I recently took an unusual business course. While the course did look at how to go about creating mission statements, setting up business strategies and focusing on the financial aspects of how to run one’s business, the attitude was one of servanthood and service.

In running a business, the typical mindset is that in order to be successful in business, one had to be mindful of the “ways of the world”. This course, however, focused on the fact that God was the owner of one’s business! The approach to the business was to be one of a steward and to run the business according to God’s rules.

I found this approach very exciting, while at the same time extremely challenging. Depending on which industry one was in, it could mean that one had to step away from practices which were “acceptable” (for instance in how we behave in our “dog-eat-dog world”), but were unacceptable according to the teachings of the Bible! In my mind, I was rebelling, thinking of how difficult it is to succeed if we didn’t do what our competitors did!

And yet, by remembering that we are stewards, and by submitting to our God and master, we learn to trust in Him totally. Whatever successes we have will be His successes and whatever challenges we face needs to be lifted up to Him.
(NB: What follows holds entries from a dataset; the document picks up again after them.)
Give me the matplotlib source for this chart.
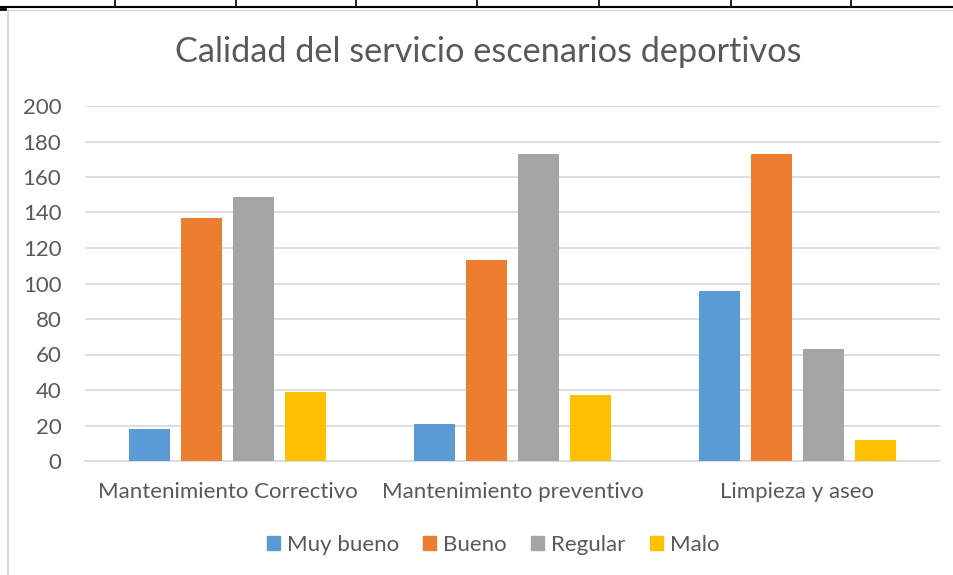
import matplotlib.pyplot as plt
import numpy as np
from matplotlib.lines import Line2D

# data
categories = ['Mantenimiento Correctivo', 'Mantenimiento preventivo', 'Limpieza y aseo']
series_names = ['Muy bueno', 'Bueno', 'Regular', 'Malo']
muy_bueno = [18, 21, 96]
bueno = [137, 113, 173]
regular = [149, 173, 63]
malo = [39, 37, 12]
y_ticks = [0, 20, 40, 60, 80, 100, 120, 140, 160, 180, 200]

colors = ['#5B9BD5', '#ED7D31', '#A5A5A5', '#FFC000']
text_gray = '#595959'
W, H = 954, 575

plt.rcParams['font.family'] = ['Lato', 'DejaVu Sans']

fig = plt.figure(figsize=(W / 100, H / 100), dpi=100)
ax = fig.add_axes([85 / W, 1 - 461 / H, (940 - 85) / W, (461 - 106) / H])

# bars: slot of 52 px in a 285 px category -> fractions of category width
slot = 52 / 285
bar_w = 41 / 285
x = np.arange(len(categories))
all_series = [muy_bueno, bueno, regular, malo]
for i, (name, vals) in enumerate(zip(series_names, all_series)):
    offs = (i - 1.5) * slot
    ax.bar(x + offs, vals, width=bar_w, color=colors[i], label=name, zorder=3)

ax.set_xlim(-0.5, 2.5)
ax.set_ylim(0, 200)
ax.set_yticks(y_ticks)
ax.set_xticks(x)
ax.set_xticklabels(categories)
ax.yaxis.grid(True, color='#d9d9d9', linewidth=1.2, zorder=0)
ax.set_axisbelow(True)
for s in ['top', 'right', 'left']:
    ax.spines[s].set_visible(False)
ax.spines['bottom'].set_color('#d9d9d9')
ax.spines['bottom'].set_linewidth(1.2)
ax.tick_params(axis='both', length=0, labelsize=16, colors=text_gray)
ax.tick_params(axis='x', pad=15)
ax.tick_params(axis='y', pad=17)

fig.text(488 / W, 1 - 52 / H, 'Calidad del servicio escenarios deportivos',
         ha='center', va='center', fontsize=24.7, color=text_gray)

handles = [plt.Rectangle((0, 0), 1, 1, color=c) for c in colors]
fig.legend(handles, series_names, loc='center', bbox_to_anchor=(493 / W, 1 - 545 / H),
           ncol=4, frameon=False, fontsize=16, labelcolor=text_gray,
           handlelength=0.6, handleheight=0.6, handletextpad=0.3, columnspacing=1.1)

# page decorations: table border on top and chart-area border
def px_line(x0, y0, x1, y1, **kw):
    fig.add_artist(Line2D([x0 / W, x1 / W], [1 - y0 / H, 1 - y1 / H],
                          transform=fig.transFigure, **kw))

px_line(0, 7, W, 7, color='black', lw=1.5)
for tx in [115, 236, 356, 477, 599, 731, 851]:
    px_line(tx, 0, tx, 7, color='black', lw=1.2)
px_line(0, 9, 5, 9, color='black', lw=2)
px_line(8, 10, W, 10, color='#d9d9d9', lw=1)
px_line(8, 10, 8, H, color='#d9d9d9', lw=1.5)

fig.savefig('out.png', dpi=100)
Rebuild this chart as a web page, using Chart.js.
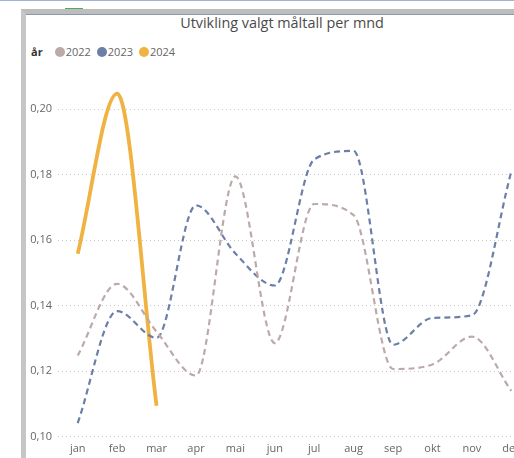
<!DOCTYPE html>
<html>
<head>
<meta charset="utf-8">
<script src="https://cdn.jsdelivr.net/npm/chart.js@4"></script>
<style>
  html, body { margin: 0; padding: 0; width: 514px; height: 458px; overflow: hidden; background: #fff; }
  body { position: relative; font-family: "Open Sans", "Noto Sans", sans-serif; }
  #topline { position: absolute; left: 0; top: 0; width: 514px; height: 1px; background: #9fb3d6; }
  #greenmark { position: absolute; left: 65px; top: 8px; width: 18px; height: 2px; background: #4cae5a; }
  #frame { position: absolute; left: 21px; top: 9px; width: 600px; height: 460px;
           border-top: 5px solid #bdbdbd; border-left: 5px solid #c6c6c6; box-sizing: border-box; }
  #frame::before { content: ""; position: absolute; left: 0; right: 0; top: 0; height: 1px; background: #8a98ad; }
  #title { position: absolute; left: 0; width: 564px; top: 13px; text-align: center;
           font-size: 14.4px; color: #4a4a4a; }
  #legend { position: absolute; left: 31px; top: 44px; font-size: 11px; color: #666; display: flex; align-items: center; }
  #legend b { color: #333; margin-right: 12px; }
  #legend span.dot { display: inline-block; width: 10px; height: 10px; border-radius: 50%; margin-right: 1px; }
  #legend span.item { margin-right: 6px; }
  #wrap { position: absolute; left: 0; top: 64px; width: 540px; height: 396px; }
</style>
</head>
<body>
<div id="topline"></div>
<div id="greenmark"></div>
<div id="frame"></div>
<div id="title">Utvikling valgt måltall per mnd</div>
<div id="legend"></div>
<div id="wrap"><canvas id="chart"></canvas></div>
<script>
// --- data ---
const months = ['jan', 'feb', 'mar', 'apr', 'mai', 'jun', 'jul', 'aug', 'sep', 'okt', 'nov', 'des'];
const years = ['2022', '2023', '2024'];
const colors = ['#bcaaa9', '#6b7fa8', '#f0b241'];

const v2022 = [0.1248, 0.1467, 0.1321, 0.1187, 0.1795, 0.1286, 0.1711, 0.1677, 0.1207, 0.1221, 0.1306, 0.1140];
const v2023 = [0.1042, 0.1384, 0.1302, 0.1707, 0.1560, 0.1462, 0.1847, 0.1873, 0.1281, 0.1363, 0.1371, 0.1810];
const v2024 = [0.1559, 0.2048, 0.1095];

const yTicks = [0.10, 0.12, 0.14, 0.16, 0.18, 0.20];

// legend (html, because of the bold "år" prefix)
const legend = document.getElementById('legend');
legend.innerHTML = '<b>år</b>' + years.map((y, i) =>
    `<span class="dot" style="background:${colors[i]}"></span><span class="item">${y}</span>`).join('');

const fmt = v => v.toFixed(2).replace('.', ',');

new Chart(document.getElementById('chart'), {
    type: 'line',
    data: {
        labels: months,
        datasets: [
            { label: years[0], data: v2022, borderColor: colors[0], borderWidth: 2.2, borderDash: [6, 4] },
            { label: years[1], data: v2023, borderColor: colors[1], borderWidth: 2.2, borderDash: [6, 4] },
            { label: years[2], data: v2024, borderColor: colors[2], borderWidth: 3.8 }
        ]
    },
    options: {
        responsive: true,
        maintainAspectRatio: false,
        animation: false,
        layout: { padding: { top: 10, right: 9, bottom: 0, left: 0 } },
        elements: {
            point: { radius: 0 },
            line: { cubicInterpolationMode: 'monotone', fill: false, borderCapStyle: 'butt' }
        },
        scales: {
            x: {
                offset: true,
                grid: { display: false, drawTicks: false },
                border: { display: false },
                ticks: { color: '#666', font: { family: 'Open Sans', size: 11 }, padding: 5, maxRotation: 0, autoSkip: false }
            },
            y: {
                min: 0.10,
                max: 0.21,
                afterBuildTicks: s => { s.ticks = yTicks.map(v => ({ value: v })); },
                afterFit: s => { s.width = 58; },
                grid: { color: '#c8c8c8', lineWidth: 1, drawTicks: false },
                border: { display: false, dash: [1, 3] },
                ticks: { color: '#666', font: { family: 'Open Sans', size: 11 }, padding: 6, callback: v => fmt(v) }
            }
        },
        plugins: {
            legend: { display: false },
            tooltip: { enabled: false }
        }
    }
});
</script>
</body>
</html>
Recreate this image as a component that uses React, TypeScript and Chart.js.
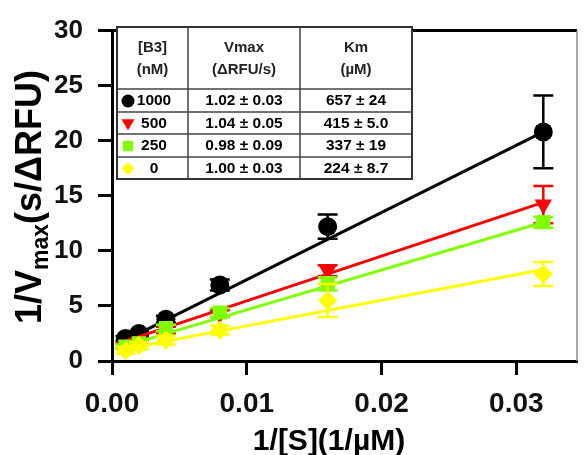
import React, { useEffect, useRef } from "react";
import { Chart, registerables } from "chart.js";

Chart.register(...registerables);

// ---- data ----
const xValues = [0.001, 0.002, 0.004, 0.008, 0.016, 0.032];
const b1000 = [2.05, 2.5, 3.8, 6.9, 12.2, 20.8];
const err1000 = [0.2, 0.2, 0.3, 0.5, 1.1, 3.3];
const b500 = [1.4, 1.8, 2.8, 4.3, 8.2, 14.2];
const err500 = [0.2, 0.2, 0.3, 0.3, 0.5, 1.7];
const b250 = [1.3, 1.6, 3.0, 4.4, 7.0, 12.6];
const err250 = [0.2, 0.2, 0.3, 0.4, 0.6, 0.5];
const b0 = [0.95, 1.4, 1.9, 2.8, 5.5, 7.9];
const err0 = [0.3, 0.3, 0.4, 0.4, 1.5, 1.1];

const fitX = [0.001, 0.032];
const fit1000 = [1.9, 20.8];
const fit500 = [1.8, 14.4];
const fit250 = [1.4, 12.6];
const fit0 = [1.1, 8.3];

const xTicks = [0, 0.01, 0.02, 0.03];
const xTickLabels = ["0.00", "0.01", "0.02", "0.03"];

const tableHeader1 = ["[B3]", "Vmax", "Km"];
const tableHeader2 = ["(nM)", "(\u0394RFU/s)", "(\u00b5M)"];
const tableConc = ["1000", "500", "250", "0"];
const tableVmax = ["1.02 \u00b1 0.03", "1.04 \u00b1 0.05", "0.98 \u00b1 0.09", "1.00 \u00b1 0.03"];
const tableKm = ["657 \u00b1 24", "415 \u00b1 5.0", "337 \u00b1 19", "224 \u00b1 8.7"];

const xTitle = "1/[S](1/\u00b5M)";
const yTitleA = "1/V";
const yTitleSub = "max";
const yTitleB = "(s/\u0394RFU)";

const BLACK = "#000000";
const RED = "#ff0000";
const GREEN = "#80ff00";
const YELLOW = "#ffff00";
const seriesColors = [BLACK, RED, GREEN, YELLOW];
const seriesShapes = ["circle", "triangle", "rect", "rectRot"];

const FONT = "'Liberation Sans', Arial, Helvetica, sans-serif";

const pts = (ys: number[]) => ys.map((y, i) => ({ x: xValues[i], y }));
const fitPts = (ys: number[]) => ys.map((y, i) => ({ x: fitX[i], y }));

function drawShape(ctx: CanvasRenderingContext2D, shape: string, x: number, y: number, r: number, color: string) {
  ctx.save();
  ctx.fillStyle = color;
  ctx.beginPath();
  if (shape === "circle") {
    ctx.arc(x, y, r, 0, Math.PI * 2);
  } else if (shape === "triangle") {
    ctx.moveTo(x - r, y - r * 0.8);
    ctx.lineTo(x + r, y - r * 0.8);
    ctx.lineTo(x, y + r * 0.9);
    ctx.closePath();
  } else if (shape === "rect") {
    ctx.rect(x - r * 0.8, y - r * 0.8, r * 1.6, r * 1.6);
  } else {
    ctx.moveTo(x, y - r);
    ctx.lineTo(x + r, y);
    ctx.lineTo(x, y + r);
    ctx.lineTo(x - r, y);
    ctx.closePath();
  }
  ctx.fill();
  ctx.restore();
}

const decorPlugin = {
  id: "decor",
  beforeDatasetDraw(chart: any, args: any) {
    const ds = chart.data.datasets[args.index];
    if (!ds.errors) return;
    const meta = chart.getDatasetMeta(args.index);
    const ys = chart.scales.y;
    const ctx = chart.ctx as CanvasRenderingContext2D;
    ctx.save();
    ctx.strokeStyle = ds.backgroundColor;
    ctx.lineWidth = 2.5;
    meta.data.forEach((pt: any, i: number) => {
      const v = ds.data[i].y;
      const e = ds.errors[i];
      const x = pt.x;
      const yt = ys.getPixelForValue(v + e);
      const yb = ys.getPixelForValue(v - e);
      ctx.beginPath();
      ctx.moveTo(x, yt);
      ctx.lineTo(x, yb);
      ctx.moveTo(x - 10, yt);
      ctx.lineTo(x + 10, yt);
      ctx.moveTo(x - 10, yb);
      ctx.lineTo(x + 10, yb);
      ctx.stroke();
    });
    ctx.restore();
  },
  afterDraw(chart: any) {
    const ctx = chart.ctx as CanvasRenderingContext2D;
    const a = chart.chartArea;
    ctx.save();
    // frame
    ctx.strokeStyle = "#000";
    ctx.lineWidth = 3;
    ctx.beginPath();
    ctx.moveTo(a.left, a.top);
    ctx.lineTo(a.right, a.top);
    ctx.stroke();
    ctx.strokeStyle = "#8a8a8a";
    ctx.lineWidth = 1.5;
    ctx.beginPath();
    ctx.moveTo(a.right, a.top);
    ctx.lineTo(a.right, a.bottom);
    ctx.stroke();

    // table
    const cols = [117, 188, 300, 412];
    const rows = [27, 89, 112, 134, 157, 179];
    ctx.fillStyle = "#fff";
    ctx.fillRect(cols[0], rows[0], cols[3] - cols[0], rows[5] - rows[0]);
    ctx.strokeStyle = "#444";
    ctx.lineWidth = 1.5;
    ctx.beginPath();
    for (let i = 1; i < rows.length - 1; i++) {
      ctx.moveTo(cols[0], rows[i]);
      ctx.lineTo(cols[3], rows[i]);
    }
    for (let j = 1; j < cols.length - 1; j++) {
      ctx.moveTo(cols[j], rows[0]);
      ctx.lineTo(cols[j], rows[5]);
    }
    ctx.stroke();
    ctx.lineWidth = 2;
    ctx.strokeStyle = "#333";
    ctx.strokeRect(cols[0], rows[0], cols[3] - cols[0], rows[5] - rows[0]);

    ctx.textAlign = "center";
    ctx.textBaseline = "middle";
    ctx.fillStyle = "#222";
    ctx.font = `bold 15px ${FONT}`;
    for (let j = 0; j < 3; j++) {
      const cx = (cols[j] + cols[j + 1]) / 2;
      ctx.fillText(tableHeader1[j], cx, 48);
      ctx.fillText(tableHeader2[j], cx, 70);
    }
    ctx.fillStyle = "#000";
    ctx.font = `bold 15.5px ${FONT}`;
    for (let i = 0; i < 4; i++) {
      const cy = (rows[i + 1] + rows[i + 2]) / 2 + 0.5;
      ctx.fillText(tableConc[i], 154, cy);
      ctx.fillText(tableVmax[i], (cols[1] + cols[2]) / 2, cy);
      ctx.fillText(tableKm[i], (cols[2] + cols[3]) / 2, cy);
      drawShape(ctx, seriesShapes[i], 128, cy + (i === 1 ? 1 : 0), 6.5, seriesColors[i]);
    }

    // axis titles
    ctx.fillStyle = "#000";
    ctx.font = `bold 30px ${FONT}`;
    ctx.textAlign = "center";
    ctx.textBaseline = "middle";
    ctx.fillText(xTitle, 329, 442);

    ctx.translate(28, 197);
    ctx.rotate(-Math.PI / 2);
    ctx.textAlign = "left";
    ctx.textBaseline = "alphabetic";
    const big = `bold 36px ${FONT}`;
    const small = `bold 23px ${FONT}`;
    ctx.font = big;
    const wA = ctx.measureText(yTitleA).width;
    const wB = ctx.measureText(yTitleB).width;
    ctx.font = small;
    const wS = ctx.measureText(yTitleSub).width;
    const total = wA + wS + wB;
    let px = -total / 2;
    const base = 13;
    ctx.font = big;
    ctx.fillText(yTitleA, px, base);
    px += wA;
    ctx.font = small;
    ctx.fillText(yTitleSub, px, base + 7);
    px += wS;
    ctx.font = big;
    ctx.fillText(yTitleB, px, base);
    ctx.restore();
  },
};

export default function App() {
  const ref = useRef<HTMLCanvasElement | null>(null);
  useEffect(() => {
    if (!ref.current) return;
    const scatter = (label: string, ys: number[], errs: number[], color: string, shape: string, radius: number, order: number, rotation = 0) => ({
      type: "scatter" as const,
      label,
      data: pts(ys),
      errors: errs,
      backgroundColor: color,
      borderColor: color,
      pointStyle: shape,
      pointRadius: radius,
      pointRotation: rotation,
      pointBorderWidth: 0,
      showLine: false,
      order,
    });
    const fit = (label: string, ys: number[], color: string, order: number) => ({
      type: "line" as const,
      label,
      data: fitPts(ys),
      borderColor: color,
      backgroundColor: color,
      borderWidth: 3,
      pointRadius: 0,
      fill: false,
      order,
    });
    const chart = new Chart(ref.current, {
      type: "scatter",
      data: {
        datasets: [
          fit("fit 0", fit0, YELLOW, 2),
          scatter("0 nM", b0, err0, YELLOW, "rectRot", 9.5, 1),
          fit("fit 250", fit250, GREEN, 4),
          scatter("250 nM", b250, err250, GREEN, "rect", 10, 3),
          fit("fit 500", fit500, RED, 6),
          scatter("500 nM", b500, err500, RED, "triangle", 10, 5, 180),
          fit("fit 1000", fit1000, BLACK, 8),
          scatter("1000 nM", b1000, err1000, BLACK, "circle", 9.5, 7),
        ] as any,
      },
      options: {
        animation: false,
        responsive: false,
        layout: { padding: { top: 25, right: 6, left: 0, bottom: 0 } },
        plugins: { legend: { display: false }, tooltip: { enabled: false } },
        scales: {
          x: {
            type: "linear",
            min: 0,
            max: 0.0345,
            afterBuildTicks: (s: any) => {
              s.ticks = xTicks.map((v) => ({ value: v }));
            },
            afterFit: (s: any) => {
              s.height = 94;
            },
            ticks: {
              callback: (v: any) => {
                const i = xTicks.findIndex((t) => Math.abs(t - v) < 1e-9);
                return i >= 0 ? xTickLabels[i] : "";
              },
              font: { family: FONT, size: 28, weight: "bold" },
              color: "#111",
              padding: 12,
              maxRotation: 0,
              autoSkip: false,
            },
            grid: { drawOnChartArea: false, drawTicks: true, tickLength: 14, tickWidth: 3, tickColor: "#000" },
            border: { display: true, width: 3, color: "#000" },
          },
          y: {
            type: "linear",
            min: 0,
            max: 30,
            afterFit: (s: any) => {
              s.width = 112;
            },
            ticks: {
              stepSize: 5,
              font: { family: FONT, size: 26, weight: "bold" },
              color: "#111",
              padding: 15,
            },
            grid: { drawOnChartArea: false, drawTicks: true, tickLength: 14, tickWidth: 3, tickColor: "#000" },
            border: { display: true, width: 3, color: "#000" },
          },
        },
      } as any,
      plugins: [decorPlugin as any],
    });
    return () => chart.destroy();
  }, []);
  return (
    <div style={{ position: "absolute", left: 0, top: 0, width: 587, height: 455, background: "#fff" }}>
      <canvas ref={ref} width={587} height={455} style={{ display: "block" }} />
    </div>
  );
}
We learn not to be arrogant, and learn to truly be His servants.

In following God’s ways, we will always be mindful of the fact that He leads us, and that we would never be greater than our God. Freedom and happiness would be ours to have!

(Today’s Oxygen by Paul Wee)

Prayer – Father God, we pray that we will learn to totally submit to You. Help us to be led by You totally in all aspects of our lives; in our businesses, our relationships with others and in ALL aspects of our earthly lives. Give us a servant heart oh God!

Thanksgiving – Thank you God for all that You have given us materially and spiritually. Thank you for being in our lives and allowing us to be Your representatives here in the world.